Exchange-traded funds (ETFs) offer many benefits for investors who want to invest in broad or narrow sectors of the investment markets without the need to make specific stock or other individual security investment choices. And you’ve probably at least once thought about getting the best of both worlds with dividend-focused ETFs: income + a basket of stocks.
However, when investing for income and yield, the ETF approach can leave quite a lot of current income and future price appreciation on the table. In the income stock investment market, a couple of strategies and tools can make picking ETF beating investments not that difficult of a task.
Benefits of Exchange Traded Funds
There are several reasons that ETFs can provide value to an investor’s financial planning.
An ETF owns securities to match a specified index. As a result the fund company does not pay an active manager and fund expenses will be low.
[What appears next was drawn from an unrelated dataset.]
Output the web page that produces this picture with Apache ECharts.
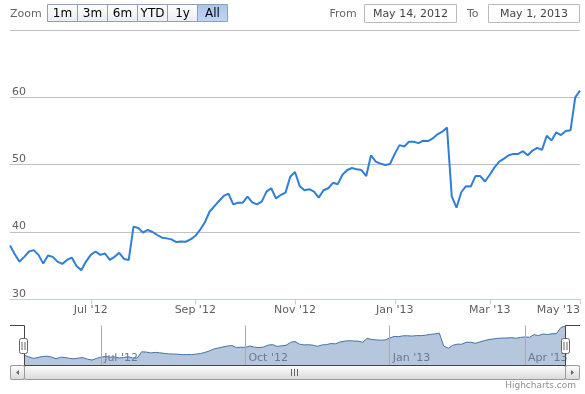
<!DOCTYPE html>
<html>
<head>
<meta charset="utf-8">
<script src="https://cdn.jsdelivr.net/npm/echarts@6/dist/echarts.min.js"></script>
<style>
html,body{margin:0;padding:0;background:#fff;}
#chart{width:585px;height:394px;}
</style>
</head>
<body>
<div id="chart"></div>
<script>
const dates = [
'2012-05-14','2012-05-16','2012-05-18','2012-05-22','2012-05-24','2012-05-29','2012-05-31',
'2012-06-04','2012-06-06','2012-06-08','2012-06-12','2012-06-14','2012-06-18','2012-06-20','2012-06-22','2012-06-26','2012-06-28',
'2012-07-02','2012-07-05','2012-07-09','2012-07-11','2012-07-13','2012-07-17','2012-07-19','2012-07-23','2012-07-25','2012-07-27','2012-07-31',
'2012-08-02','2012-08-06','2012-08-08','2012-08-10','2012-08-14','2012-08-16','2012-08-20','2012-08-22','2012-08-24','2012-08-28','2012-08-30',
'2012-09-04','2012-09-06','2012-09-10','2012-09-12','2012-09-14','2012-09-18','2012-09-20','2012-09-24','2012-09-26','2012-09-28',
'2012-10-02','2012-10-04','2012-10-08','2012-10-10','2012-10-12','2012-10-16','2012-10-18','2012-10-22','2012-10-24','2012-10-26','2012-10-31',
'2012-11-01','2012-11-05','2012-11-07','2012-11-09','2012-11-13','2012-11-15','2012-11-19','2012-11-21','2012-11-26','2012-11-28','2012-11-30',
'2012-12-04','2012-12-06','2012-12-10','2012-12-12','2012-12-14','2012-12-18','2012-12-20','2012-12-24','2012-12-27','2012-12-31',
'2013-01-02','2013-01-04','2013-01-08','2013-01-10','2013-01-14','2013-01-16','2013-01-18','2013-01-23','2013-01-25','2013-01-29','2013-01-31',
'2013-02-04','2013-02-06','2013-02-08','2013-02-12','2013-02-14','2013-02-19','2013-02-21','2013-02-25','2013-02-27',
'2013-03-01','2013-03-05','2013-03-07','2013-03-11','2013-03-13','2013-03-15','2013-03-19','2013-03-21','2013-03-25','2013-03-27',
'2013-04-01','2013-04-03','2013-04-08','2013-04-11','2013-04-15','2013-04-18','2013-04-23','2013-04-26','2013-04-30',
'2013-05-01'
];
const prices = [
38.0,36.7,35.6,36.3,37.1,37.3,36.6,35.3,36.5,36.3,
35.6,35.25,35.85,36.2,34.95,34.3,35.6,36.6,37.1,36.6,
36.8,35.85,36.3,36.9,36.0,35.85,40.8,40.6,39.9,40.3,
40.0,39.55,39.15,39.05,38.9,38.5,38.6,38.55,38.9,39.4,
40.3,41.4,43.0,43.8,44.6,45.35,45.7,44.1,44.35,44.35,
45.25,44.4,44.1,44.5,46.0,46.5,45.0,45.5,45.85,48.2,
48.9,46.8,46.2,46.35,46.0,45.1,46.2,46.5,47.3,47.1,
48.5,49.2,49.5,49.3,49.2,48.3,51.4,50.45,50.15,49.95,
50.1,51.6,52.9,52.7,53.4,53.4,53.2,53.56,53.5,53.9,
54.5,54.9,55.5,45.3,43.6,45.9,46.8,46.75,48.3,48.3,
47.5,48.5,49.6,50.45,50.9,51.4,51.6,51.6,52.0,51.4,
52.1,52.5,52.2,54.3,53.6,54.8,54.4,55.0,55.1,60.0,
61.0
];
const mainTickDates = ['2012-07-02','2012-09-04','2012-11-01','2013-01-02','2013-03-01','2013-05-01'];
const mainTickLabels = ["Jul '12","Sep '12","Nov '12","Jan '13","Mar '13","May '13"];
const navTickDates = ['2012-07-02','2012-10-02','2013-01-02','2013-04-01'];
const navTickLabels = ["Jul '12","Oct '12","Jan '13","Apr '13"];
const zoomButtons = ['1m','3m','6m','YTD','1y','All'];
const selectedButton = 'All';
const fromText = 'May 14, 2012';
const toText = 'May 1, 2013';

const FONT = '"DejaVu Sans", Verdana, sans-serif';

function txt(x, y, text, size, color, align) {
  return {
    type: 'text', silent: true,
    style: {
      x: x, y: y, text: text, fill: color,
      font: size + 'px ' + FONT,
      align: align || 'left', textAlign: align || 'left',
      verticalAlign: 'middle', textVerticalAlign: 'middle'
    }
  };
}
function vgrad(a, b) {
  return { type: 'linear', x: 0, y: 0, x2: 0, y2: 1, colorStops: [{offset: 0, color: a}, {offset: 1, color: b}] };
}

const graphics = [];
// range selector
graphics.push(txt(10, 14, 'Zoom', 11, '#666'));
zoomButtons.forEach(function (b, k) {
  const sel = b === selectedButton;
  graphics.push({
    type: 'rect', silent: true,
    shape: { x: 47.5 + 30 * k, y: 4.5, width: 30, height: 17 },
    style: { fill: sel ? vgrad('#a9c5ec', '#bfd5f4') : vgrad('#ffffff', '#ececec'), stroke: '#8da0b6', lineWidth: 1 }
  });
  graphics.push(txt(62.5 + 30 * k, 13.5, b, 12, '#000', 'center'));
});
graphics.push(txt(329.5, 14, 'From', 11, '#666'));
graphics.push({ type: 'rect', silent: true, shape: { x: 364.5, y: 4.5, width: 92, height: 18 }, style: { fill: '#fff', stroke: '#bbb', lineWidth: 1 } });
graphics.push(txt(410.5, 14, fromText, 11, '#444', 'center'));
graphics.push(txt(467, 14, 'To', 11, '#666'));
graphics.push({ type: 'rect', silent: true, shape: { x: 488.5, y: 4.5, width: 91, height: 18 }, style: { fill: '#fff', stroke: '#bbb', lineWidth: 1 } });
graphics.push(txt(534, 14, toText, 11, '#444', 'center'));

// scrollbar
graphics.push({ type: 'rect', silent: true, shape: { x: 10.5, y: 365.5, width: 569, height: 14 }, style: { fill: vgrad('#eeeeee', '#ffffff'), stroke: '#ccc', lineWidth: 1 } });
graphics.push({ type: 'rect', silent: true, shape: { x: 24.5, y: 365.5, width: 541, height: 14, r: 2 }, style: { fill: vgrad('#ffffff', '#d8d8d8'), stroke: '#999', lineWidth: 1 } });
[291.5, 294.5, 297.5].forEach(function (x) {
  graphics.push({ type: 'line', silent: true, shape: { x1: x, y1: 369, x2: x, y2: 376 }, style: { stroke: '#666', lineWidth: 1 } });
});
graphics.push({ type: 'rect', silent: true, shape: { x: 10.5, y: 365.5, width: 14, height: 14, r: 2 }, style: { fill: vgrad('#ffffff', '#d8d8d8'), stroke: '#999', lineWidth: 1 } });
graphics.push({ type: 'polygon', silent: true, shape: { points: [[19, 370], [19, 375], [16, 372.5]] }, style: { fill: '#666' } });
graphics.push({ type: 'rect', silent: true, shape: { x: 565.5, y: 365.5, width: 14, height: 14, r: 2 }, style: { fill: vgrad('#ffffff', '#d8d8d8'), stroke: '#999', lineWidth: 1 } });
graphics.push({ type: 'polygon', silent: true, shape: { points: [[571, 370], [571, 375], [574, 372.5]] }, style: { fill: '#666' } });

// navigator outline
graphics.push({ type: 'polyline', silent: true, z: 100, shape: { points: [[10, 325.5], [24.5, 325.5], [24.5, 365.5], [565.5, 365.5], [565.5, 325.5], [580, 325.5]] }, style: { stroke: '#444', lineWidth: 1, fill: null } });
// handles
[23.5, 565.5].forEach(function (cx) {
  graphics.push({ type: 'rect', silent: true, z: 101, shape: { x: cx - 4, y: 338.5, width: 8, height: 15, r: 2 }, style: { fill: '#fff', stroke: '#666', lineWidth: 1 } });
  [cx - 1.5, cx + 1.5].forEach(function (x) {
    graphics.push({ type: 'line', silent: true, z: 102, shape: { x1: x, y1: 342, x2: x, y2: 350 }, style: { stroke: '#666', lineWidth: 1 } });
  });
});
// credits
graphics.push(txt(576, 386, 'Highcharts.com', 9, '#909090', 'right'));

const chart = echarts.init(document.getElementById('chart'), null, { renderer: 'canvas' });
chart.setOption({
  animation: false,
  backgroundColor: '#fff',
  textStyle: { fontFamily: FONT },
  grid: [
    { left: 10, right: 5, top: 30, height: 269.3 },
    { left: 24.5, right: 19.5, top: 325.5, height: 40 }
  ],
  xAxis: [
    {
      type: 'category', gridIndex: 0, data: dates, boundaryGap: false,
      axisLine: { show: true, lineStyle: { color: '#C0D0E0', width: 1 } },
      axisTick: { show: true, length: 5, interval: function (i, v) { return mainTickDates.indexOf(v) >= 0; }, lineStyle: { color: '#C0D0E0' } },
      axisLabel: {
        show: true, interval: function (i, v) { return mainTickDates.indexOf(v) >= 0; },
        formatter: function (v) { return mainTickLabels[mainTickDates.indexOf(v)]; },
        color: '#606060', fontSize: 11, fontFamily: FONT, margin: 5, alignMaxLabel: 'right'
      },
      splitLine: { show: false }
    },
    {
      type: 'category', gridIndex: 1, data: dates, boundaryGap: false, z: 10,
      axisLine: { show: false }, axisTick: { show: false },
      axisLabel: {
        show: true, inside: true, interval: function (i, v) { return navTickDates.indexOf(v) >= 0; },
        formatter: function (v) { return navTickLabels[navTickDates.indexOf(v)]; },
        color: '#6a7a90', fontSize: 11, fontFamily: FONT, align: 'left', verticalAlign: 'bottom', margin: 2, padding: [0, 0, 0, 3]
      },
      splitLine: { show: true, interval: function (i, v) { return navTickDates.indexOf(v) >= 0; }, lineStyle: { color: '#aaaaaa', width: 1 } }
    }
  ],
  yAxis: [
    {
      type: 'value', gridIndex: 0, min: 30, max: 70, interval: 10,
      axisLine: { show: false }, axisTick: { show: false },
      axisLabel: { inside: true, margin: 2, color: '#606060', fontSize: 11, fontFamily: FONT, verticalAlign: 'bottom', showMaxLabel: false },
      splitLine: { show: true, lineStyle: { color: '#C0C0C0', width: 1 } }
    },
    {
      type: 'value', gridIndex: 1, min: 30, max: 61.5, show: false,
      splitLine: { show: false }
    }
  ],
  series: [
    {
      type: 'line', xAxisIndex: 0, yAxisIndex: 0, data: prices, showSymbol: false, symbol: 'none',
      lineStyle: { color: '#2f7ed8', width: 2 }, itemStyle: { color: '#2f7ed8' }, z: 5
    },
    {
      type: 'line', xAxisIndex: 1, yAxisIndex: 1, data: prices, showSymbol: false, symbol: 'none',
      lineStyle: { color: '#4572A7', width: 1 },
      areaStyle: { color: '#B5C7DC', opacity: 1, origin: 'start' }, z: 3
    }
  ],
  graphic: { elements: graphics }
});
</script>
</body>
</html>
Index investing means that a fund will not underperform the market by more than the fund’s annual expense ratio.
The wide range of available ETFs allows you to invest by theme. For income investors, typical themes would be high-yield stocks, dividend growth stocks, REIT funds, and master limited partnership (MLP) funds.
ETFs simplify tax reporting, with a single Form 1099 from the funds you own vs. numerous 1099’s if you own individual stocks and possibly IRS Schedules K-1 if you want to invest in some limited partnerships.
Problems with ETFs for Income Investors
In the case of income stock investing the concepts behind index investing work against the investor trying to generate the highest level of a safe and growing yield from his investments. An index company uses a set of rules to select the list of constituents and the tracking ETF must own the selected stocks in the same weight as the current index composition. Indexes for market sectors are usually market-cap weighted, which means the largest companies get the most weight in the index and ETF. As a result, often the income and yield of an ETF falls short of what an investor could earn following some straight-forward stock picking rules to develop your own portfolio.
Consider the example of the Alerian MLP Index (AMZ), the most widely followed index of MLP companies. AMZ is a market cap weighted index with 50 constituents. Based on the current weightings AMZ yields 5.67% with projected 3-year distribution growth of just over 7% per year. That doesn’t sound too bad, earning 5.7% and having dividend cash flow grow by 7% every year. Yet if you were to select the 25 most attractive MLPs in the index according to yield and projected growth, an equal weighed portfolio of the 25 MLP stocks would have a current yield of 5.82% and projected annualized distribution growth of 9% per year. Factor in the half-percent or so of ETF management costs, and the hand selected MLP portfolio will show significantly better returns after a few years.
The Growing Yield Hunter’s Stock Finding Tool
The best long-term income stocks are those paying an attractive yield plus a history — and continued expectations — of regular dividend growth. A stock that pays 5% per year and increased the dividend by 6% every year is a much better investment than a stock yielding 7% that never increases the dividend. In 10 years that 6% distribution growth rate turns into an 11% yield on your original investment. And the truth is you can find stocks yielding 4% to 6% that are increasing dividends by double digit rates every year.
Here is a yield vs. estimated compound distribution growth plot of the 50 AMZ MLP stocks.
This type of chart lets you focus in on the yield you would like to receive on your investments and then look at companies with that level of yield with the highest growth potential. Or you can focus on the rapid dividend growth companies and pick out the ones near the top of the plot furthest to the right to get a higher current yield. The chart above was sourced from the MLPData.com website. I have also developed my own scatter charts for REIT stocks to dig out those companies offering the golden combination of current yield and future dividend growth. If are not interested in reviewing hundreds of companies as I have, start with a list of income stocks that interest you and make columns of their current yields and the dividend growth rate for the last couple of years. You will soon see which ones stand out from the crowd.